● **What you are asked to do**
Repeat, exactly and completely, the material that follows. Omit the pictures.

— begin Dataset extract —

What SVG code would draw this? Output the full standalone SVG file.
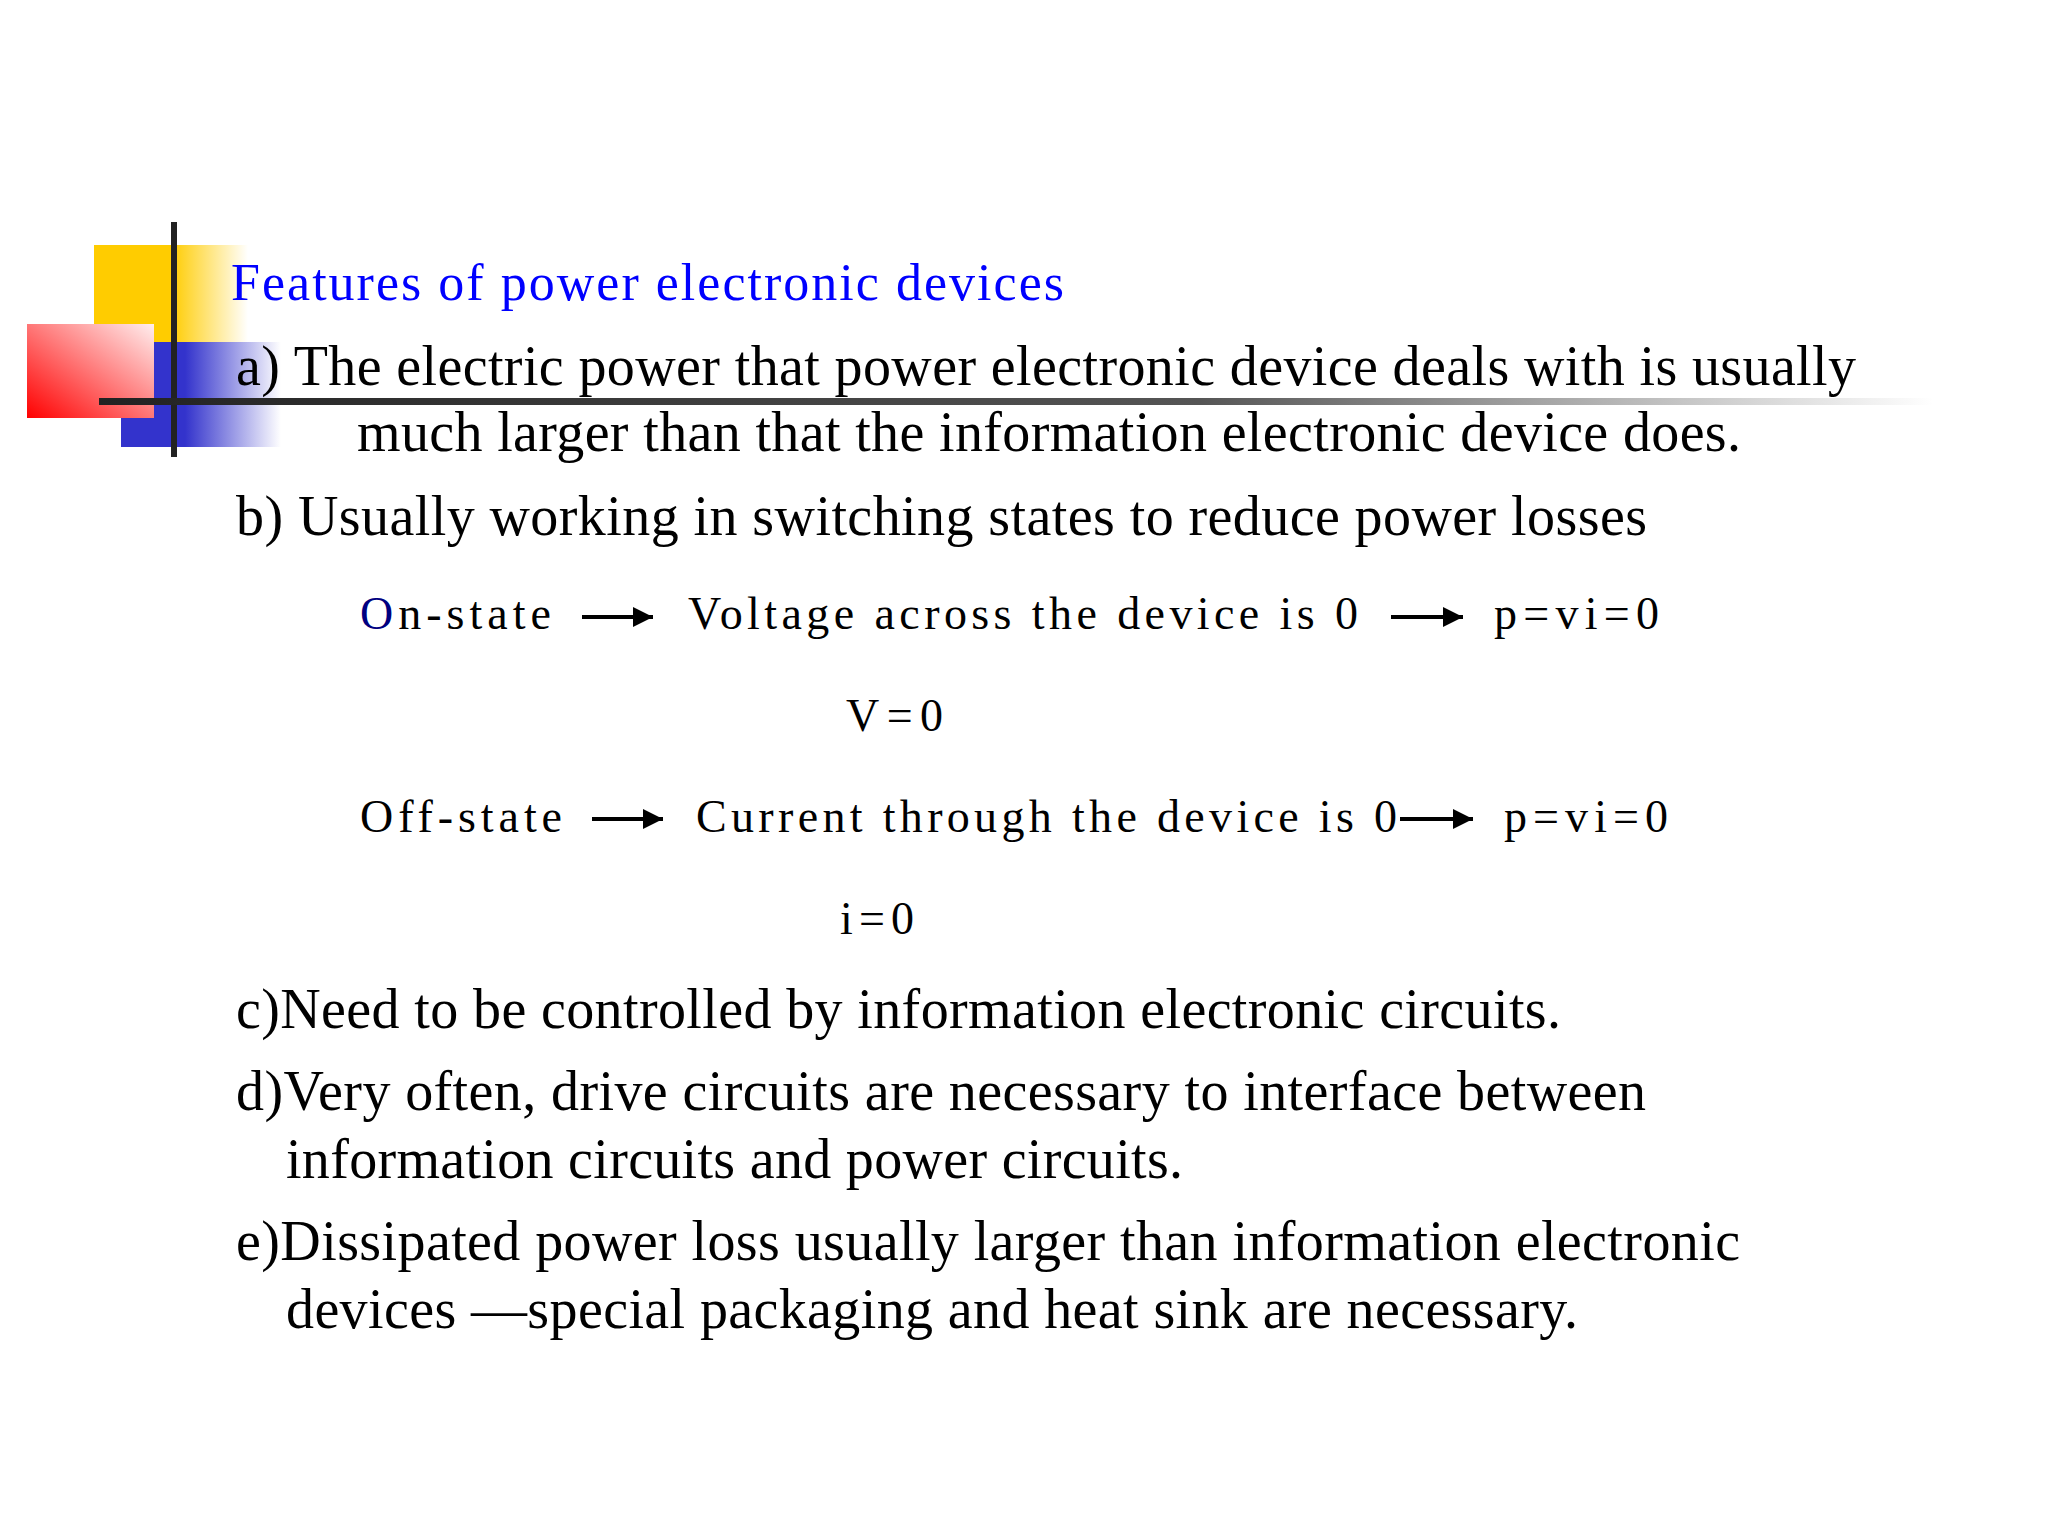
<svg xmlns="http://www.w3.org/2000/svg" width="2048" height="1536" viewBox="0 0 2048 1536">
<defs>
<linearGradient id="gy" x1="0" x2="1" y1="0" y2="0"><stop offset="0.5" stop-color="#ffcc00"/><stop offset="1" stop-color="#ffcc00" stop-opacity="0"/></linearGradient>
<linearGradient id="gb" x1="0" x2="1" y1="0" y2="0"><stop offset="0.4" stop-color="#3333cc"/><stop offset="1" stop-color="#3333cc" stop-opacity="0"/></linearGradient>
<linearGradient id="gr" x1="0" y1="1" x2="1" y2="0"><stop offset="0" stop-color="#ff0000"/><stop offset="1" stop-color="#ffeeee"/></linearGradient>
<linearGradient id="gl" x1="0" x2="1" y1="0" y2="0"><stop offset="0" stop-color="#222"/><stop offset="0.6" stop-color="#555"/><stop offset="1" stop-color="#555" stop-opacity="0"/></linearGradient>
<marker id="ah" viewBox="0 0 10 10" refX="10" refY="5" markerWidth="5" markerHeight="5" orient="auto" markerUnits="strokeWidth"><path d="M0,0 L10,5 L0,10 z" fill="#000"/></marker>
<style>
.t{font-family:"Liberation Serif","Times New Roman",serif;font-size:56px;fill:#000}
.m{font-family:"Liberation Serif","Times New Roman",serif;font-size:46px;fill:#000}
.ttl{font-family:"Liberation Serif","Times New Roman",serif;font-size:52px;fill:#0000ff}
.ar{stroke:#000;stroke-width:4;fill:none;marker-end:url(#ah)}
</style>
</defs>
<rect width="2048" height="1536" fill="#fff"/>
<g id="decor">
<rect x="94" y="245" width="154" height="97" fill="url(#gy)"/>
<rect x="121" y="342" width="160" height="105" fill="url(#gb)"/>
<rect x="27" y="324" width="127" height="94" fill="url(#gr)"/>
<rect x="171" y="222" width="6" height="235" fill="#222"/>
<rect x="99" y="398" width="1834" height="7" fill="url(#gl)"/>
</g>
<g id="title"><text class="ttl" x="231" y="300" textLength="833" lengthAdjust="spacing">Features of power electronic devices</text></g>
<g id="items">
<text class="t" x="236" y="385" textLength="1620" lengthAdjust="spacing">a) The electric power that power electronic device deals with is usually</text>
<text class="t" x="357" y="451" textLength="1384" lengthAdjust="spacing">much larger than that the information electronic device does.</text>
<text class="t" x="236" y="535" textLength="1411" lengthAdjust="spacing">b) Usually working in switching states to reduce power losses</text>
<text class="t" x="236" y="1028" textLength="1325" lengthAdjust="spacing">c)Need to be controlled by information electronic circuits.</text>
<text class="t" x="236" y="1110" textLength="1410" lengthAdjust="spacing">d)Very often, drive circuits are necessary to interface between</text>
<text class="t" x="286" y="1178" textLength="897" lengthAdjust="spacing">information circuits and power circuits.</text>
<text class="t" x="236" y="1260" textLength="1504" lengthAdjust="spacing">e)Dissipated power loss usually larger than information electronic</text>
<text class="t" x="286" y="1328" textLength="1292" lengthAdjust="spacing">devices —special packaging and heat sink are necessary.</text>
</g>
<g id="onstate">
<text class="m" x="360" y="629" textLength="191" lengthAdjust="spacing"><tspan fill="#000080">O</tspan>n-state</text>
<text class="m" x="688" y="629" textLength="670" lengthAdjust="spacing">Voltage across the device is 0</text>
<text class="m" x="1494" y="629" textLength="165" lengthAdjust="spacing">p=vi=0</text>
<text class="m" x="846" y="731" textLength="97" lengthAdjust="spacing">V=0</text>
</g>
<g id="offstate">
<text class="m" x="360" y="832" textLength="202" lengthAdjust="spacing">Off-state</text>
<text class="m" x="696" y="832" textLength="701" lengthAdjust="spacing">Current through the device is 0</text>
<text class="m" x="1504" y="832" textLength="164" lengthAdjust="spacing">p=vi=0</text>
<text class="m" x="840" y="934" textLength="74" lengthAdjust="spacing">i=0</text>
</g>
<g id="connectors">
<line class="ar" x1="582" y1="617" x2="653" y2="617"/>
<line class="ar" x1="1391" y1="617" x2="1463" y2="617"/>
<line class="ar" x1="592" y1="819" x2="663" y2="819"/>
<line class="ar" x1="1400" y1="819" x2="1473" y2="819"/>
</g>
</svg>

— end Dataset extract —

● **Full answer**
What SVG code would draw this? Output the full standalone SVG file.
<svg xmlns="http://www.w3.org/2000/svg" width="2048" height="1536" viewBox="0 0 2048 1536">
<defs>
<linearGradient id="gy" x1="0" x2="1" y1="0" y2="0"><stop offset="0.5" stop-color="#ffcc00"/><stop offset="1" stop-color="#ffcc00" stop-opacity="0"/></linearGradient>
<linearGradient id="gb" x1="0" x2="1" y1="0" y2="0"><stop offset="0.4" stop-color="#3333cc"/><stop offset="1" stop-color="#3333cc" stop-opacity="0"/></linearGradient>
<linearGradient id="gr" x1="0" y1="1" x2="1" y2="0"><stop offset="0" stop-color="#ff0000"/><stop offset="1" stop-color="#ffeeee"/></linearGradient>
<linearGradient id="gl" x1="0" x2="1" y1="0" y2="0"><stop offset="0" stop-color="#222"/><stop offset="0.6" stop-color="#555"/><stop offset="1" stop-color="#555" stop-opacity="0"/></linearGradient>
<marker id="ah" viewBox="0 0 10 10" refX="10" refY="5" markerWidth="5" markerHeight="5" orient="auto" markerUnits="strokeWidth"><path d="M0,0 L10,5 L0,10 z" fill="#000"/></marker>
<style>
.t{font-family:"Liberation Serif","Times New Roman",serif;font-size:56px;fill:#000}
.m{font-family:"Liberation Serif","Times New Roman",serif;font-size:46px;fill:#000}
.ttl{font-family:"Liberation Serif","Times New Roman",serif;font-size:52px;fill:#0000ff}
.ar{stroke:#000;stroke-width:4;fill:none;marker-end:url(#ah)}
</style>
</defs>
<rect width="2048" height="1536" fill="#fff"/>
<g id="decor">
<rect x="94" y="245" width="154" height="97" fill="url(#gy)"/>
<rect x="121" y="342" width="160" height="105" fill="url(#gb)"/>
<rect x="27" y="324" width="127" height="94" fill="url(#gr)"/>
<rect x="171" y="222" width="6" height="235" fill="#222"/>
<rect x="99" y="398" width="1834" height="7" fill="url(#gl)"/>
</g>
<g id="title"><text class="ttl" x="231" y="300" textLength="833" lengthAdjust="spacing">Features of power electronic devices</text></g>
<g id="items">
<text class="t" x="236" y="385" textLength="1620" lengthAdjust="spacing">a) The electric power that power electronic device deals with is usually</text>
<text class="t" x="357" y="451" textLength="1384" lengthAdjust="spacing">much larger than that the information electronic device does.</text>
<text class="t" x="236" y="535" textLength="1411" lengthAdjust="spacing">b) Usually working in switching states to reduce power losses</text>
<text class="t" x="236" y="1028" textLength="1325" lengthAdjust="spacing">c)Need to be controlled by information electronic circuits.</text>
<text class="t" x="236" y="1110" textLength="1410" lengthAdjust="spacing">d)Very often, drive circuits are necessary to interface between</text>
<text class="t" x="286" y="1178" textLength="897" lengthAdjust="spacing">information circuits and power circuits.</text>
<text class="t" x="236" y="1260" textLength="1504" lengthAdjust="spacing">e)Dissipated power loss usually larger than information electronic</text>
<text class="t" x="286" y="1328" textLength="1292" lengthAdjust="spacing">devices —special packaging and heat sink are necessary.</text>
</g>
<g id="onstate">
<text class="m" x="360" y="629" textLength="191" lengthAdjust="spacing"><tspan fill="#000080">O</tspan>n-state</text>
<text class="m" x="688" y="629" textLength="670" lengthAdjust="spacing">Voltage across the device is 0</text>
<text class="m" x="1494" y="629" textLength="165" lengthAdjust="spacing">p=vi=0</text>
<text class="m" x="846" y="731" textLength="97" lengthAdjust="spacing">V=0</text>
</g>
<g id="offstate">
<text class="m" x="360" y="832" textLength="202" lengthAdjust="spacing">Off-state</text>
<text class="m" x="696" y="832" textLength="701" lengthAdjust="spacing">Current through the device is 0</text>
<text class="m" x="1504" y="832" textLength="164" lengthAdjust="spacing">p=vi=0</text>
<text class="m" x="840" y="934" textLength="74" lengthAdjust="spacing">i=0</text>
</g>
<g id="connectors">
<line class="ar" x1="582" y1="617" x2="653" y2="617"/>
<line class="ar" x1="1391" y1="617" x2="1463" y2="617"/>
<line class="ar" x1="592" y1="819" x2="663" y2="819"/>
<line class="ar" x1="1400" y1="819" x2="1473" y2="819"/>
</g>
</svg>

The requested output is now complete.